1. Legal Criteria for Tax Residency:
Under Article 9 of Law 35/2006 (IRPF), an individual becomes a tax resident in Spain if he meets at least one of the following criteria:
- 183-Day Rule: When he stays in Spanish territory for more than 183 days (continuous or non-consecutive) within a calendar year.
Practical example: A U.S. investor spending 150 days in Marbella, 20 in Madrid, and 15 in Barcelona would meet this criterion. - Center of Economic Interests: When the primary base of his activities or investments is located in Spain.
Typical case: A French entrepreneur with 70% of their portfolio in Spanish companies, even if residing fewer than 183 days. - Family Ties: If he or she has a non-legally separated spouse and dependent minor children reside in Spain.
Example: A British executive whose husband and children live in Barcelona, even if he frequently travels for work over the world.
2. Implications of being considered a tax resident in Spain
- Tax resident in Spain: A person with this status is subject to the principle of ‘Personal Obligation’. This implies that he or she must declare and pay tax on all income and profits obtained, regardless of whether they come from Spain or from any other country. This situation could result in a higher tax burden.
- Non-resident for tax purposes in Spain: In this case, the taxpayer only faces the ‘Real Obligation’, which means that he/she will only be taxed on income and assets located in Spanish territory. Income obtained abroad is exempt.
When it is determined that a person is a tax resident in Spain, it is relevant to identify in which Autonomous Community his or her residence is located. According to the Law on Financing of the Autonomous Communities, residence is associated with the Community in which the individual generates most of his or her income related to employment activities, income from real estate, profits derived from real estate or economic activities.
3. Documentation and Evidence required to confirm or refute residency in Spain:
- Tax Residency Certificate (Form 149): Issued by the Spanish Tax Agency (AEAT), essential for applying double taxation treaties.
- Counterevidence:
- Invoices for services abroad.
- Rental contracts or property deeds for permanent housing outside Spain.
- Enrollment of children in foreign schools (STS 2735/2023).

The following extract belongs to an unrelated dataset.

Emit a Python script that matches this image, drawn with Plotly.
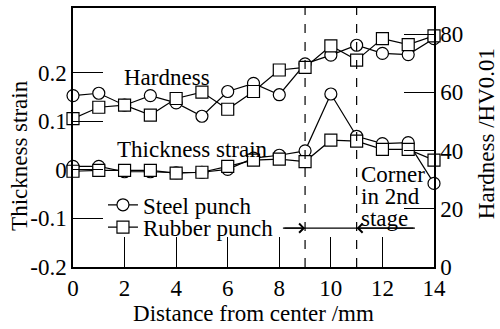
import plotly.graph_objects as go

# Measurement positions along the blank (mm from center)
distance = [0, 1, 2, 3, 4, 5, 6, 7, 8, 9, 10, 11, 12, 13, 14]

# Thickness strain (left axis)
strain_steel = [0.007, 0.007, -0.004, -0.004, -0.006, -0.005, 0.001, 0.024, 0.030, 0.039, 0.156, 0.069, 0.054, 0.056, -0.028]
strain_rubber = [-0.003, -0.001, -0.001, -0.001, -0.007, -0.005, 0.007, 0.020, 0.022, 0.017, 0.061, 0.059, 0.042, 0.042, 0.020]

# Hardness HV0.01 (right axis)
hard_steel = [58.9, 59.7, 55.6, 58.9, 56.4, 51.8, 60.3, 63.1, 59.2, 69.8, 72.8, 76.2, 73.4, 73.0, 78.5]
hard_rubber = [51.0, 54.9, 55.6, 52.2, 57.9, 60.1, 54.2, 60.3, 67.7, 68.6, 76.0, 71.1, 78.5, 76.4, 79.4]

x_ticks = [0, 2, 4, 6, 8, 10, 12, 14]
strain_ticks = [-0.2, -0.1, 0, 0.1, 0.2]
strain_labels = ["-0.2", "-0.1", "0", "0.1", "0.2"]
hard_ticks = [0, 20, 40, 60, 80]

corner_lines = ["Corner", "in 2nd", "stage"]

FONT = "Liberation Serif"
FS = 23
BLACK = "black"
serif = dict(family=FONT, size=FS, color=BLACK)

square = dict(symbol="square", size=12, color="white", line=dict(width=1.2, color=BLACK))
circle_fill = dict(symbol="circle", size=12, color="white", line=dict(width=1.2, color=BLACK))

fig = go.Figure()

# Steel punch (circles) drawn first, rubber punch (squares) on top
fig.add_trace(go.Scatter(x=distance, y=hard_steel, yaxis="y2", mode="lines+markers",
                         line=dict(color=BLACK, width=1.2), marker=circle_fill,
                         cliponaxis=False, showlegend=False))
fig.add_trace(go.Scatter(x=distance, y=strain_steel, mode="lines+markers",
                         line=dict(color=BLACK, width=1.2), marker=circle_fill,
                         cliponaxis=False, name="Steel punch", legend="legend"))
fig.add_trace(go.Scatter(x=distance, y=hard_rubber, yaxis="y2", mode="lines+markers",
                         line=dict(color=BLACK, width=1.2), marker=square,
                         cliponaxis=False, showlegend=False))
fig.add_trace(go.Scatter(x=distance, y=strain_rubber, mode="lines+markers",
                         line=dict(color=BLACK, width=1.2), marker=square,
                         cliponaxis=False, name="Rubber punch", legend="legend2"))

# Boundaries of the corner region
for xv in (9, 11):
    fig.add_shape(type="line", xref="x", yref="paper", x0=xv, x1=xv, y0=0, y1=1,
                  line=dict(color=BLACK, width=1.2, dash="dash"))

# Span marker for the corner region
arrow_y = -0.12
fig.add_shape(type="line", xref="x", yref="y", x0=8.14, x1=13.26, y0=arrow_y, y1=arrow_y,
              line=dict(color=BLACK, width=1.2))
for tip, tail in ((9, 8.14), (11, 13.26)):
    fig.add_annotation(x=tip, y=arrow_y, ax=tail, ay=arrow_y, axref="x", ayref="y",
                       xref="x", yref="y", text="", showarrow=True, arrowhead=4,
                       arrowsize=1.6, arrowwidth=1.1, arrowcolor=BLACK, standoff=0)

fig.add_annotation(x=1.89, y=0.189, xref="x", yref="y", text="Hardness", xanchor="left",
                   showarrow=False, font=serif)
fig.add_annotation(x=1.63, y=0.041, xref="x", yref="y", text="Thickness strain", xanchor="left",
                   showarrow=False, font=serif)
for i, line in enumerate(corner_lines):
    fig.add_annotation(x=11.1, y=-0.010 - i * 0.045, xref="x", yref="y", text=line,
                       xanchor="left", showarrow=False, font=serif)

# Axis titles
fig.add_annotation(x=0, y=0.429, xref="paper", yref="paper", xshift=-53, text="Thickness strain",
                   textangle=-90, xanchor="center", yanchor="middle", showarrow=False, font=serif)
fig.add_annotation(x=1, y=0.513, xref="paper", yref="paper", xshift=52, text="Hardness /HV0.01",
                   textangle=-90, xanchor="center", yanchor="middle", showarrow=False, font=serif)

axis_common = dict(showgrid=False, zeroline=False, linecolor=BLACK, linewidth=1.5,
                   ticks="inside", ticklen=30, tickwidth=1.2, tickcolor=BLACK,
                   tickfont=serif)

fig.update_layout(
    width=500, height=329,
    margin=dict(l=73, r=66, t=6, b=62),
    paper_bgcolor="white", plot_bgcolor="white",
    xaxis=dict(range=[0, 14], tickvals=x_ticks, mirror=True,
               title=dict(text="Distance from center /mm", font=serif, standoff=4),
               **axis_common),
    yaxis=dict(range=[-0.2, 0.333], tickvals=strain_ticks, ticktext=strain_labels, **axis_common),
    yaxis2=dict(range=[0, 89], tickvals=hard_ticks, overlaying="y", side="right", **axis_common),
    legend=dict(x=0.083, y=0.240, xanchor="left", yanchor="middle", bgcolor="rgba(0,0,0,0)",
                font=serif, borderwidth=0),
    legend2=dict(x=0.083, y=0.154, xanchor="left", yanchor="middle", bgcolor="rgba(0,0,0,0)",
                 font=serif, borderwidth=0),
)

fig.write_html("out.html")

- Precedent: STS 2735/2023 validated U.S. residency certificates against Spanish Tax Authority.
II. Relevant Case Studies
A. Cross-border Workers.
Cross-border workers are a frequent source of conflict in the determination of their fiscal residence.
- Example: Dutch consultant working 4 days/week in Amsterdam and 3 in Barcelona.

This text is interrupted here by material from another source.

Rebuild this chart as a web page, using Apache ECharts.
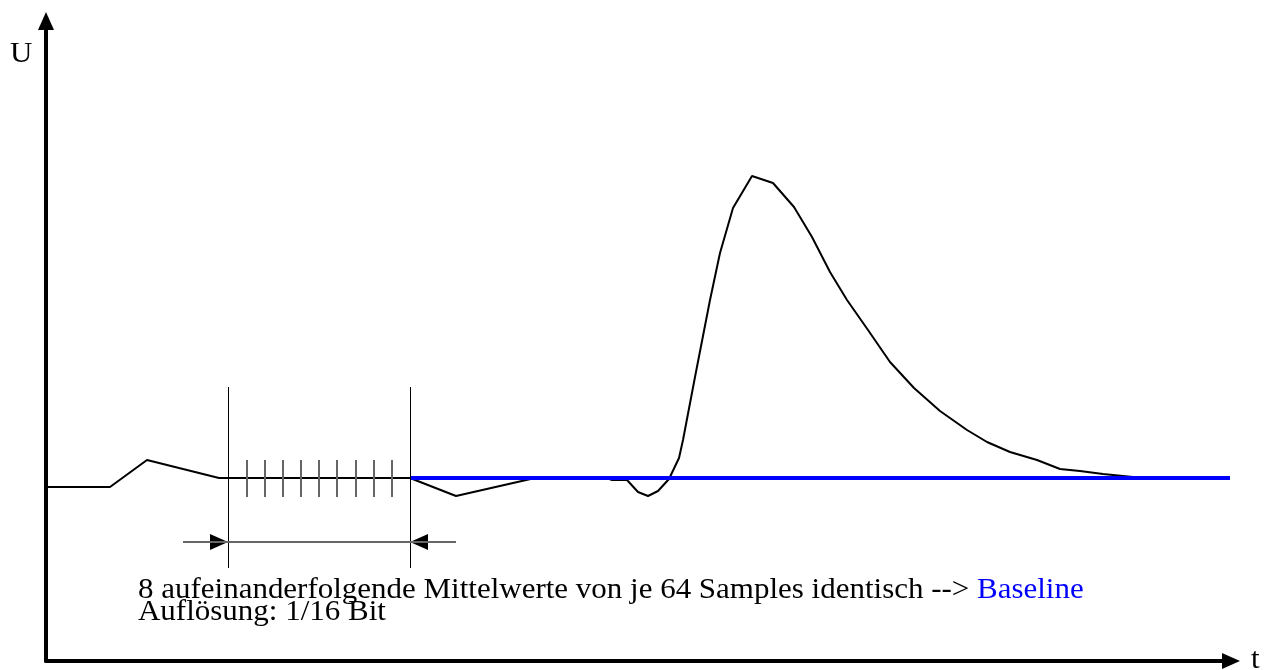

- Risk: AEAT could claim residency if receiving payments in Spanish accounts (Res. DGT V1176-23).
B. Digital Nomads.
Digital Nomads are subject to a special tax treatment under by Law 14/2013 (Art. 93 LIRPF).
- Requirement: Not a resident in the last 5 years.
- Real case: American developer in Valencia with digital nomad visa.
4. Special Tax Regime: The Beckham Law
Article 93 of the IRPF (known as the Beckham Regime) allows new residents to:
- Pay a fixed 24% rate on Spanish-sourced income (up to €600,000 annually).
- Conditions:
- No Spanish residency in the previous 5 years.
- Exclusion if residency is acquired via the “center of economic interests” criterion.
Example: A Chinese executive hired by a Madrid-based company under this regime taxes only their local income.
5. Additional Obligations for Residents
- Form 720: Mandatory declaration of foreign assets exceeding €50,000 (Article 42 of the General Tax Law).
- Wealth Tax: Varies by autonomous community. In Madrid, for instance, exemptions apply up to €3,000,000.
6. Dual Residency Conflicts
Double Taxation Treaties (OECD Model Article 4) establish tie-breaker rules:
- Permanent home.
- Center of vital interests.
- Nationality.
Relevant case: An Argentine citizen with properties in both countries prioritizes “center of vital interests” to avoid double taxation.
7. Recent Reforms (2024-2025)
- Royal Decree 1155/2024: Coordinates immigration and tax authorities to verify residency during migration processes.
- Mbappé Law (Community of Madrid): Offers a 20% reduction in regional IRPF quotas for new residents investing over €500,000.
Conclusion
Tax residency in Spain is a complex issue with significant legal and financial implications. International investors and professionals must analyze their specific circumstances, considering not only legal criteria but also tax optimization opportunities (e.g., the Beckham Law) and transparency obligations (Form 720). Recent reforms, such as the Mbappé Law, enhance Spain’s appeal to foreign investors but require specialized guidance to navigate the tax system effectively.
Note: This article is for informational purposes only and does not replace professional advice. Consult a tax advisor before making decisions.